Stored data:
────────────────────────────────────────

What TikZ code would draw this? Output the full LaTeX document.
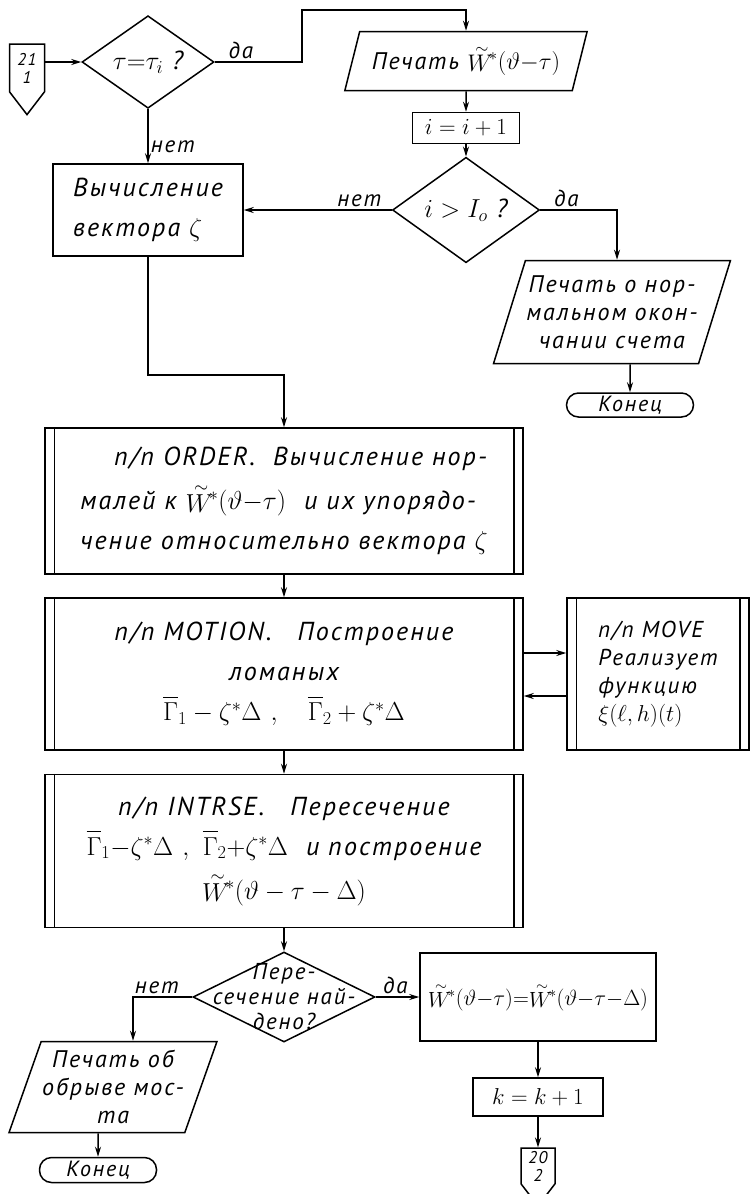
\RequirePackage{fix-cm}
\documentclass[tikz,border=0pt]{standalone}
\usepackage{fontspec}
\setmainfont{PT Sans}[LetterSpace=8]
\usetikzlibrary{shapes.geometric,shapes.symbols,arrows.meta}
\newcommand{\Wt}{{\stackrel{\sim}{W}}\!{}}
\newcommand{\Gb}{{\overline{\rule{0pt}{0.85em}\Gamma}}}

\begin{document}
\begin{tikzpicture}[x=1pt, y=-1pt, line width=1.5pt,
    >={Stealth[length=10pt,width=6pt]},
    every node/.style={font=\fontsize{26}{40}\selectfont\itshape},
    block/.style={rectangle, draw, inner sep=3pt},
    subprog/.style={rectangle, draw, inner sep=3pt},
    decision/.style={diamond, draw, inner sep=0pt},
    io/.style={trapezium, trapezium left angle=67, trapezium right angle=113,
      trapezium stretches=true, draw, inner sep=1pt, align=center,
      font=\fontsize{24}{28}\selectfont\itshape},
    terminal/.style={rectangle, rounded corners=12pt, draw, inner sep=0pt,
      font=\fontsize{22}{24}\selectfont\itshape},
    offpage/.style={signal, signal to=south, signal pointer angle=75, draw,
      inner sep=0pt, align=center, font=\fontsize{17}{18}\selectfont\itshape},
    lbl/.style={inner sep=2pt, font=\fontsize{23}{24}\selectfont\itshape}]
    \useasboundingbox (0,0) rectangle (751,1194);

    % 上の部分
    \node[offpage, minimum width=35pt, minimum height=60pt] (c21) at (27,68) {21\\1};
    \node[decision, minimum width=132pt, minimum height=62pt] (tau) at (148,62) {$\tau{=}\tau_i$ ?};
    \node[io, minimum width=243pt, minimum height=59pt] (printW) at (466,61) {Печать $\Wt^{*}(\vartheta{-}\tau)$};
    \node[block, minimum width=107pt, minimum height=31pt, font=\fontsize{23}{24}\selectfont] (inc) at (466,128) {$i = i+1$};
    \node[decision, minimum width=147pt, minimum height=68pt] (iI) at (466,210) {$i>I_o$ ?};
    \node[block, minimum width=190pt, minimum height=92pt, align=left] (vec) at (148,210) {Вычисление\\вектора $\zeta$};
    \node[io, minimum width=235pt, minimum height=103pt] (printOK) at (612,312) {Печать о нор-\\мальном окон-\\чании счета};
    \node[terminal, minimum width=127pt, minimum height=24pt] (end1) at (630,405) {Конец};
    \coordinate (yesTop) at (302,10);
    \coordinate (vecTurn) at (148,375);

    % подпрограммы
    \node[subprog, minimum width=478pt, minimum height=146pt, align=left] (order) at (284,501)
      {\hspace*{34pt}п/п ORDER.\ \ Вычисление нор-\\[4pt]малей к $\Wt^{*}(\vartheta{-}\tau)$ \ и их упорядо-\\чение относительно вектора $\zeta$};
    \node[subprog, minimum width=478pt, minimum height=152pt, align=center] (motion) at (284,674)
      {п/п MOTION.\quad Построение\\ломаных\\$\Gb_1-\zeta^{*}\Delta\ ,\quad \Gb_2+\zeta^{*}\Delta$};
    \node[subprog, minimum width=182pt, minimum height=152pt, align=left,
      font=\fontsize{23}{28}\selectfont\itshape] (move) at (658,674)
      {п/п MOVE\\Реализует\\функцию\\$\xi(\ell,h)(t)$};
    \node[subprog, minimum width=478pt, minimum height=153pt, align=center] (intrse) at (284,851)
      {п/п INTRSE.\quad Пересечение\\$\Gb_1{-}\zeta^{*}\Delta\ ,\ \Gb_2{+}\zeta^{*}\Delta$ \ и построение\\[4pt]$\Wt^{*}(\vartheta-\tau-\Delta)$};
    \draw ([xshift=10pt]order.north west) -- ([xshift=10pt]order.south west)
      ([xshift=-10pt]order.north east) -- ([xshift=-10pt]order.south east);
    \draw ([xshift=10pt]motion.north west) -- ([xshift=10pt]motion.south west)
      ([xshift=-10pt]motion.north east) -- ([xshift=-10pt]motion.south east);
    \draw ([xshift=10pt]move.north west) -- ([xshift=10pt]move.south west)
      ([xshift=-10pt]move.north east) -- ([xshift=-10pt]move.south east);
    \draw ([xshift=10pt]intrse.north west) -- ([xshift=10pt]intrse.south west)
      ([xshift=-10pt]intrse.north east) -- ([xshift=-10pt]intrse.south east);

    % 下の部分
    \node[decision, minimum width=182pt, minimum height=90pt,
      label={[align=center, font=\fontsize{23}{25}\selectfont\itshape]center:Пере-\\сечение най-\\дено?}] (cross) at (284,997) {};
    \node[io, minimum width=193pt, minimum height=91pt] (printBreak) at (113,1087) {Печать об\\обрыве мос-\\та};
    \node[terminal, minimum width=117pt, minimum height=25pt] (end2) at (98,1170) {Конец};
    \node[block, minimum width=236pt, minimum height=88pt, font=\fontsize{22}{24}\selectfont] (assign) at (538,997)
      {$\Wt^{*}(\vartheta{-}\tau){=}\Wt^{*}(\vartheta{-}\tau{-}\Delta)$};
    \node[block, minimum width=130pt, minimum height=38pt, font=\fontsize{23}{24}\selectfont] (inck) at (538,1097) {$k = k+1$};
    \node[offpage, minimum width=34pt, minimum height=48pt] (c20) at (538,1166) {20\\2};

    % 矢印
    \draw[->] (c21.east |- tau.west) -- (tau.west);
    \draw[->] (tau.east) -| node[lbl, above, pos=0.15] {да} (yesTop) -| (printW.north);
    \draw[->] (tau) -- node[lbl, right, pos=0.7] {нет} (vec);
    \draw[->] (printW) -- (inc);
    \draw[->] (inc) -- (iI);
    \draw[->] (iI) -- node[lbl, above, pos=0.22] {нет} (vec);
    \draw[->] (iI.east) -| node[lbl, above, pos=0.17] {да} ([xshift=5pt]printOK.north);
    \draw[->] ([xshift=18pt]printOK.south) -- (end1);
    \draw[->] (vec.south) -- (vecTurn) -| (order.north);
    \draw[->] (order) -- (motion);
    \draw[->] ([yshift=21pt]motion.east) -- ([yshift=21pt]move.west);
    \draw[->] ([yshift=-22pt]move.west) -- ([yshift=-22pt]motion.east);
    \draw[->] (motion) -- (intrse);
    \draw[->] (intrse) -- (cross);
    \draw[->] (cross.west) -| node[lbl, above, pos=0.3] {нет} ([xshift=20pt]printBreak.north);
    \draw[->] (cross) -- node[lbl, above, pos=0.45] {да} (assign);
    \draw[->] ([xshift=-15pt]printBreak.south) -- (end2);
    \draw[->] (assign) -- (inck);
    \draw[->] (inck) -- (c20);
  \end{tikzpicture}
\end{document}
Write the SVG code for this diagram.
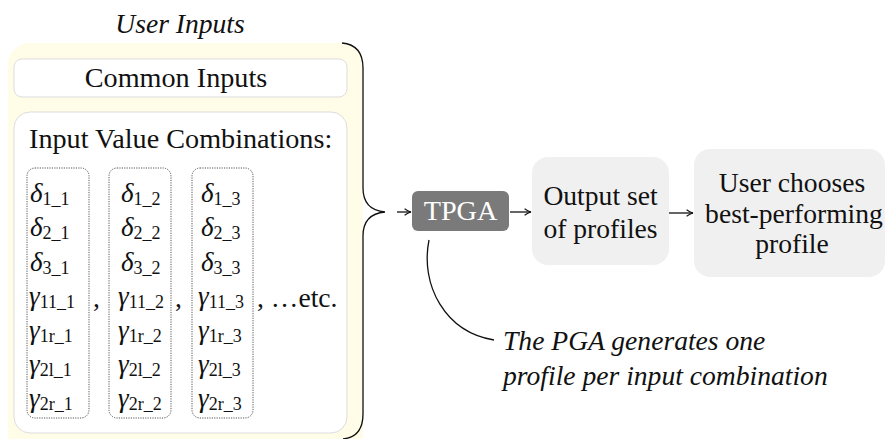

────────────────────────────────────────

(What this task involves) Begin at the first line of the material and copy each line exactly through the one containing "(0,0) rectangle (751,1194);". Omit pictures.

(Answer to this task)
What TikZ code would draw this? Output the full LaTeX document.
\RequirePackage{fix-cm}
\documentclass[tikz,border=0pt]{standalone}
\usepackage{fontspec}
\setmainfont{PT Sans}[LetterSpace=8]
\usetikzlibrary{shapes.geometric,shapes.symbols,arrows.meta}
\newcommand{\Wt}{{\stackrel{\sim}{W}}\!{}}
\newcommand{\Gb}{{\overline{\rule{0pt}{0.85em}\Gamma}}}

\begin{document}
\begin{tikzpicture}[x=1pt, y=-1pt, line width=1.5pt,
    >={Stealth[length=10pt,width=6pt]},
    every node/.style={font=\fontsize{26}{40}\selectfont\itshape},
    block/.style={rectangle, draw, inner sep=3pt},
    subprog/.style={rectangle, draw, inner sep=3pt},
    decision/.style={diamond, draw, inner sep=0pt},
    io/.style={trapezium, trapezium left angle=67, trapezium right angle=113,
      trapezium stretches=true, draw, inner sep=1pt, align=center,
      font=\fontsize{24}{28}\selectfont\itshape},
    terminal/.style={rectangle, rounded corners=12pt, draw, inner sep=0pt,
      font=\fontsize{22}{24}\selectfont\itshape},
    offpage/.style={signal, signal to=south, signal pointer angle=75, draw,
      inner sep=0pt, align=center, font=\fontsize{17}{18}\selectfont\itshape},
    lbl/.style={inner sep=2pt, font=\fontsize{23}{24}\selectfont\itshape}]
    \useasboundingbox (0,0) rectangle (751,1194);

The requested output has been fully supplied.